Time to be embarrassed. You're about to be bested by a young chimpanzee in a memory test.
Many have tried to outperform Ayumu (that's the chimp's name), but when you see how easy it is for him, how matter-of-factly he gets things right, it's clear he's got a talent that's built in. It's not a talent you'd expect a chimp to have, but, hey, this isn't a trick. Nature isn't pro-human or pro-chimp. It's just nature.
So here's the deal: You will see a screen. A bunch of numbers between 1 and 9 will flash on, but you will see them for less than a second. They show up in scattered spots, here, there and very quickly (650 milliseconds later for beginners, even faster in advanced versions). They will then be covered by little gray patches. You won't see them anymore.
Your job? Remember which numbers were where, and touch the white patches in ascending order: 1, then 2, then 3, then 4, etc.
If you're intimidated, don't be. It's not easy to beat this chimp. It's best to just watch.
How'd he do it? Well, says science writer Virginia Morell in her new book Animal Wise, "it's impossible to track each number's position with one's eyes; you had to take in the entire pattern with a single glance." And yet, "Ayumu nearly always got the sequence right. His success rate was close to 80 percent."
Photo-Flash Memory
This tells Japanese scholar Tetsuro Matsuzawa "that he has an actual picture memory, an eidetic memory. ... He takes a picture with his mind and holds it." Even if he turns away from the screen to do something else, the information stays in Ayumu's head. "You and I," says Matsuzawa, "we cannot do this. ... It is something special for the chimpanzee mind. It is not a matter of training for them. It is their way of seeing the world."
Ayumu learned his computer skills sitting on his mother's lap, watching. She is also a laboratory chimpanzee and has a computer of her own. Her son didn't interfere, didn't touch the keys. When Professor Matsuzawa gave him a little computer with a small touch screen, he explored it, but cautiously.
"The mother does not offer any explanation. And her child, the apprentice, learns by careful observation," the professor says. But over time, he's gotten good. Is he exceptional? Will he stay this sharp when he's older? We won't know till we've tested many other chimps. But for a species that grows up in dense forests, where food is hiding in plain sight, a photographic memory might be very useful.
Don't Tell Me I'm More Stupid Than A Chimp
Still, his performance leaves lots of people feeling uncomfortable. "How does he do that?" writes one YouTube reader. "I can barely see the numbers flash. ... I am more stupid than [a] chimp. Why God, why?"
"This is not helping anyone," writes another. "It's decadent and it's wrong," writes someone else. "That's a million times better than I can ever do."

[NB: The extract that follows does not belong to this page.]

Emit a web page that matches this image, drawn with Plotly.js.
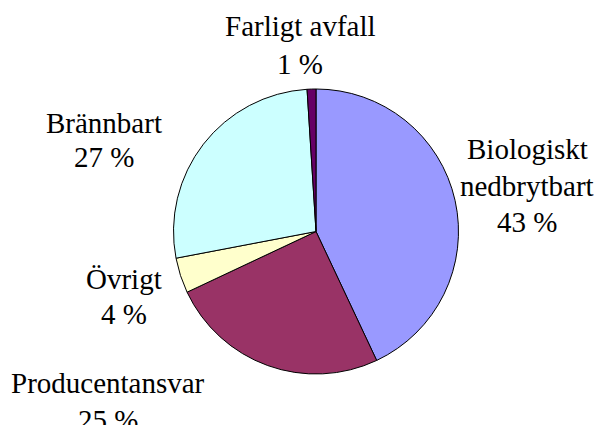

"Well it's official. I am dumber than a chimp," says one more.
Even scientists got upset. "You must see this," Matsuzawa told Morell, holding a science publication in the air. "In it," he told her, "the authors say that humans 'with practice' are as good as chimpanzees at our memory test."
But why bother? Why would a bunch of scientists go to the trouble of training themselves to best a chimp?
"Really, I cannot believe this," Matsuzawa said. "With Ayumu, as you saw, we discovered that chimpanzees are better than humans at one type of memory test. It is something a chimpanzee can do immediately, and it is one thing — one thing — that they are better at than humans.
"I know this has upset people. ... And now here are researchers who have practiced to become 'as good as' a chimpanzee!' " he told Morell. "I really do not understand this need for us to always be superior in all domains. Or to be so separate, so unique from every other animal."
We are just members of the animal kingdom, he says. Talented, to be sure, but not always Best. We should get over ourselves.